> [EXERCISE DESCRIPTION] Everything from the line containing "Reproduce this diagram with TikZ." down to the line containing "(0,0) rectangle (706,-704);" is to be returned exactly; include both boundary lines and leave out all others.

> [INPUT FOR THIS TASK]

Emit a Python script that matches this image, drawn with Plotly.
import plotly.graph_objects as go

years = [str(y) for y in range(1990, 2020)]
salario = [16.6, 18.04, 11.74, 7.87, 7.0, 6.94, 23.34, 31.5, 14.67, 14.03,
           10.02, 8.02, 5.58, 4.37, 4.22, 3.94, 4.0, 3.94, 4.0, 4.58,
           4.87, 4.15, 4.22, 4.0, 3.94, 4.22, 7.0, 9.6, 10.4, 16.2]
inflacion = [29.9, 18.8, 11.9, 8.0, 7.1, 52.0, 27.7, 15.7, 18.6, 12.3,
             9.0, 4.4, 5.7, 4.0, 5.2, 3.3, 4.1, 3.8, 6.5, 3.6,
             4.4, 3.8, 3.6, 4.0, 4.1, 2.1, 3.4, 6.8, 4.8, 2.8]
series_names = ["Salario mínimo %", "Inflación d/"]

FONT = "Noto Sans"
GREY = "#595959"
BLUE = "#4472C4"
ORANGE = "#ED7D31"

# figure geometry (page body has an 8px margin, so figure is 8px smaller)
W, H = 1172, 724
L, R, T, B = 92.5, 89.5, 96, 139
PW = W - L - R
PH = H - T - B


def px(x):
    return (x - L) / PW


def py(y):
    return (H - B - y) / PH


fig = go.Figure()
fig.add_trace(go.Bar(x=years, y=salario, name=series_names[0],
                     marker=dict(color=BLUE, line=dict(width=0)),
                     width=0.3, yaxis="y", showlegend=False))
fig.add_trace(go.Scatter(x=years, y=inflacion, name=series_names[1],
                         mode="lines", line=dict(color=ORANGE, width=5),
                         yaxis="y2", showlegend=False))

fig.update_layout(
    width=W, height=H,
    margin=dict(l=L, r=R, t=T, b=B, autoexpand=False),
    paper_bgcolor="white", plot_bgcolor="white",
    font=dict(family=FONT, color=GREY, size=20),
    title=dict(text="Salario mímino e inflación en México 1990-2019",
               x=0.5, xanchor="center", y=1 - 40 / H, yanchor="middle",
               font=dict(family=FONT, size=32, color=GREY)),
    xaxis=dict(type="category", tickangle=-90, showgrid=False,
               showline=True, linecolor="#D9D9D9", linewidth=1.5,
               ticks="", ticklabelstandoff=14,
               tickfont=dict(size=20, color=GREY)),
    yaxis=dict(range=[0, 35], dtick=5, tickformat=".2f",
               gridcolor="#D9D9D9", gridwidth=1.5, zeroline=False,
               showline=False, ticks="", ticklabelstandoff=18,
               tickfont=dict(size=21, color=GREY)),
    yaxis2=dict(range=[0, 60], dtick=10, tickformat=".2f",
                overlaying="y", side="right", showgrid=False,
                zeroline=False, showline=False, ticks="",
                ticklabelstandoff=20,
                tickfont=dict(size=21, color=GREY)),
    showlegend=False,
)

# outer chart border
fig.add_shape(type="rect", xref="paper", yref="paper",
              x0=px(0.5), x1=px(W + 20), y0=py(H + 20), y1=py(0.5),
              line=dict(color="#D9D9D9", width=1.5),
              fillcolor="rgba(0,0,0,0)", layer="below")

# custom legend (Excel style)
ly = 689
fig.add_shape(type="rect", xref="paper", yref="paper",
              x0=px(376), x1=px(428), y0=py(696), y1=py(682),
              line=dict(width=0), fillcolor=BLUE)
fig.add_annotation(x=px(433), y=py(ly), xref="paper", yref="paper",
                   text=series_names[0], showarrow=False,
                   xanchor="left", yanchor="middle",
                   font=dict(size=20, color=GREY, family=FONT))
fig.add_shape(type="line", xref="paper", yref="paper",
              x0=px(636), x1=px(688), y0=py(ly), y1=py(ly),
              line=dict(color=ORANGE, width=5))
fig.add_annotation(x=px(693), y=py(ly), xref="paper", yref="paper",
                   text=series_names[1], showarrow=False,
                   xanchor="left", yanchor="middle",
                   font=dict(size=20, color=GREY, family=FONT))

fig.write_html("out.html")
---
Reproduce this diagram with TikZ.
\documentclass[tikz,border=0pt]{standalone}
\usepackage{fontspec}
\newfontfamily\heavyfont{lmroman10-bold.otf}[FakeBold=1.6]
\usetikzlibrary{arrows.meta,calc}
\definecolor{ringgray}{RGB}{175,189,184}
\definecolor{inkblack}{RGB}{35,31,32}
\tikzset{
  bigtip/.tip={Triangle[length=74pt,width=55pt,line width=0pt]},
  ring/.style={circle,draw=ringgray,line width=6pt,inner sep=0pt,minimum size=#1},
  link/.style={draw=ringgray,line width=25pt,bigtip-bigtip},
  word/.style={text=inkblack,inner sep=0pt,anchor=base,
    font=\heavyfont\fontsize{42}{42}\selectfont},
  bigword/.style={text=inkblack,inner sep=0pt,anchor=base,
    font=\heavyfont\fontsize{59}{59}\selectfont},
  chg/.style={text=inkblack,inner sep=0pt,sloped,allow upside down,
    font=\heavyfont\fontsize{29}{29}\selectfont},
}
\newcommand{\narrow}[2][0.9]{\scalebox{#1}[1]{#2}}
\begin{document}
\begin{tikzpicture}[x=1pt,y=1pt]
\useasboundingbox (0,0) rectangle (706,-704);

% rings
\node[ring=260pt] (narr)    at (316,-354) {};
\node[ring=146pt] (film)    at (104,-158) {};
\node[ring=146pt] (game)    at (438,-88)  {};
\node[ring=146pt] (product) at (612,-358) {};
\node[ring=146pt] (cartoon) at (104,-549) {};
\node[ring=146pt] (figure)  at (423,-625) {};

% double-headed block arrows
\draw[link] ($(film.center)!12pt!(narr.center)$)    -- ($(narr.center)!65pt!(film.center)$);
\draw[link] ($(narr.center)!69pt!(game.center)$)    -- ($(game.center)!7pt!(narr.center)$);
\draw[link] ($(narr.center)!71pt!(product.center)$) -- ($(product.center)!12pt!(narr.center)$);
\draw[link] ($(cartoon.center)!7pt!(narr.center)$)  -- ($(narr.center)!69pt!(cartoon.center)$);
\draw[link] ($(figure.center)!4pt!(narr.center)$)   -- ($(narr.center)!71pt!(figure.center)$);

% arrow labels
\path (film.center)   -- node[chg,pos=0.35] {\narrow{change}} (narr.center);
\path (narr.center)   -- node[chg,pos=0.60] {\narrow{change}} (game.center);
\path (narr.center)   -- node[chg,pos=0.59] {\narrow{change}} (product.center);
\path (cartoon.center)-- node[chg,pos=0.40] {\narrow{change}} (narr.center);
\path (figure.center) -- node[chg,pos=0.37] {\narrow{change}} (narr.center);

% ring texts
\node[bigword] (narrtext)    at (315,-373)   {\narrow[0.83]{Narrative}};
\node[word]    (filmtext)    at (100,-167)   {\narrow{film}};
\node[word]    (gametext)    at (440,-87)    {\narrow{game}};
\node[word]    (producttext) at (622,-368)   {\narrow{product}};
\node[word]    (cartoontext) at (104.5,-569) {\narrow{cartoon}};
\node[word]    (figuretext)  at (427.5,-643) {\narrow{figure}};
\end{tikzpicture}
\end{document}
...
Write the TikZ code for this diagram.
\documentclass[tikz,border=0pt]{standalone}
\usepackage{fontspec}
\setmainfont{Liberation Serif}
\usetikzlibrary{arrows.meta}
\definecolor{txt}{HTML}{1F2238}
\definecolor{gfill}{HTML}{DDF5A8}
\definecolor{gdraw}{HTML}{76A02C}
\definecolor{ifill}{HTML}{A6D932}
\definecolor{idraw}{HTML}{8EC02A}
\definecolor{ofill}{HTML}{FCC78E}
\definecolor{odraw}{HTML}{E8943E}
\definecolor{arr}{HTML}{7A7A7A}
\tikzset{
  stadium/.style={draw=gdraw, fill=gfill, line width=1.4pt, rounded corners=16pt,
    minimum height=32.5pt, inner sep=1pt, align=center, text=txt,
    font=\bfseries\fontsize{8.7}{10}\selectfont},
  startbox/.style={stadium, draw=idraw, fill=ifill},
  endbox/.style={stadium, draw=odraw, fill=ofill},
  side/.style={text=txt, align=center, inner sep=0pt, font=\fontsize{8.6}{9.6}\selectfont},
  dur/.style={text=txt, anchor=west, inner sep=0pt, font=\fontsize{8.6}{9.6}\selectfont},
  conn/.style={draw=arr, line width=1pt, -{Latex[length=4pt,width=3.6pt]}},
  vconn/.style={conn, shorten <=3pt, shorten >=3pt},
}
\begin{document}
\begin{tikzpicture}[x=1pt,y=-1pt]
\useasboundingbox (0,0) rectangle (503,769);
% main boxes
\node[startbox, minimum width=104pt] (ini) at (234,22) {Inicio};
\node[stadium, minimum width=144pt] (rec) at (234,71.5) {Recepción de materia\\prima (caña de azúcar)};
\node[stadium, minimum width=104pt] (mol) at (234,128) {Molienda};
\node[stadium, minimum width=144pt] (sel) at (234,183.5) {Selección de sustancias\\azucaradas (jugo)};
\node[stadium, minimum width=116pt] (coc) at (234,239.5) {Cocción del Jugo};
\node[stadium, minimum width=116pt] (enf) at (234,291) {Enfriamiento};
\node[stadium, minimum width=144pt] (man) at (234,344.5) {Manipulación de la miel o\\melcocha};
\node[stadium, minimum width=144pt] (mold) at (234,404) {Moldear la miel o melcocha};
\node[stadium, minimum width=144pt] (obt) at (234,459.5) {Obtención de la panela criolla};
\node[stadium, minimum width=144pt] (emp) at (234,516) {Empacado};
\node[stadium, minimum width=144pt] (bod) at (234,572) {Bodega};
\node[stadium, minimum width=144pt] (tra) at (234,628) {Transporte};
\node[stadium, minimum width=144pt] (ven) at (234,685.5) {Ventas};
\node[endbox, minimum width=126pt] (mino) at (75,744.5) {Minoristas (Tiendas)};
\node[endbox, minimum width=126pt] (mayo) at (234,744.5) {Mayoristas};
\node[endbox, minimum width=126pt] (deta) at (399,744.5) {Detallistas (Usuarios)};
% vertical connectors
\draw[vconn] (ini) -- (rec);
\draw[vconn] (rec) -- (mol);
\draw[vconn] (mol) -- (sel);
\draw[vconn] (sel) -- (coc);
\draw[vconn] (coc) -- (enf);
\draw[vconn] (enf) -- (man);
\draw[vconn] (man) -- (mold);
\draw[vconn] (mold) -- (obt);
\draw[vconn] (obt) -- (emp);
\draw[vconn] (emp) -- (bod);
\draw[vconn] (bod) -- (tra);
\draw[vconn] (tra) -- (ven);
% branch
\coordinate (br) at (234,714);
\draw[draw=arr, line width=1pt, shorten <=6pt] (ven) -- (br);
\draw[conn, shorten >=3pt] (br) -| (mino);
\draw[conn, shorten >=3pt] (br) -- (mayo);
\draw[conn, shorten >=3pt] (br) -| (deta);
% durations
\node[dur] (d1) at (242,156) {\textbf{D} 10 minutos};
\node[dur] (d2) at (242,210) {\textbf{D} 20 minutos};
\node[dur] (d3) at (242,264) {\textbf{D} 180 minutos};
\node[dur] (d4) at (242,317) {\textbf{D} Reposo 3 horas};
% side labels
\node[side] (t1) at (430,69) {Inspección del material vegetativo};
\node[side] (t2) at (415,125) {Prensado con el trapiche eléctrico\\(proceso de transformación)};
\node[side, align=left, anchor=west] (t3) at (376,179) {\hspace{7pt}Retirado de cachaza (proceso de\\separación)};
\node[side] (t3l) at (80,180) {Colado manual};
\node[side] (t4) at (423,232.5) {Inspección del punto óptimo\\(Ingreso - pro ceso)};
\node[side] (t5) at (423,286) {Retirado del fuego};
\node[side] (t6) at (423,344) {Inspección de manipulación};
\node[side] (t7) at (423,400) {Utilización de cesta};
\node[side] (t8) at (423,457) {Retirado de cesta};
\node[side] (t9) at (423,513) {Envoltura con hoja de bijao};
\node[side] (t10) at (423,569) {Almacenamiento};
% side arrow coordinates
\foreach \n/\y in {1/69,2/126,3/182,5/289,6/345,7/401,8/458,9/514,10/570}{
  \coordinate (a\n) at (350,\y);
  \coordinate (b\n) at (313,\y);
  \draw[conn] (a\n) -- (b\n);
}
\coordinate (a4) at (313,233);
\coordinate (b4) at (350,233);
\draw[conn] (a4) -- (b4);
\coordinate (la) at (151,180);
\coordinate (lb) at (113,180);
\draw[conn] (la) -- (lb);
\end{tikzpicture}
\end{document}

> [THE RESULT]
Reproduce this diagram with TikZ.
\documentclass[tikz,border=0pt]{standalone}
\usepackage{fontspec}
\newfontfamily\heavyfont{lmroman10-bold.otf}[FakeBold=1.6]
\usetikzlibrary{arrows.meta,calc}
\definecolor{ringgray}{RGB}{175,189,184}
\definecolor{inkblack}{RGB}{35,31,32}
\tikzset{
  bigtip/.tip={Triangle[length=74pt,width=55pt,line width=0pt]},
  ring/.style={circle,draw=ringgray,line width=6pt,inner sep=0pt,minimum size=#1},
  link/.style={draw=ringgray,line width=25pt,bigtip-bigtip},
  word/.style={text=inkblack,inner sep=0pt,anchor=base,
    font=\heavyfont\fontsize{42}{42}\selectfont},
  bigword/.style={text=inkblack,inner sep=0pt,anchor=base,
    font=\heavyfont\fontsize{59}{59}\selectfont},
  chg/.style={text=inkblack,inner sep=0pt,sloped,allow upside down,
    font=\heavyfont\fontsize{29}{29}\selectfont},
}
\newcommand{\narrow}[2][0.9]{\scalebox{#1}[1]{#2}}
\begin{document}
\begin{tikzpicture}[x=1pt,y=1pt]
\useasboundingbox (0,0) rectangle (706,-704);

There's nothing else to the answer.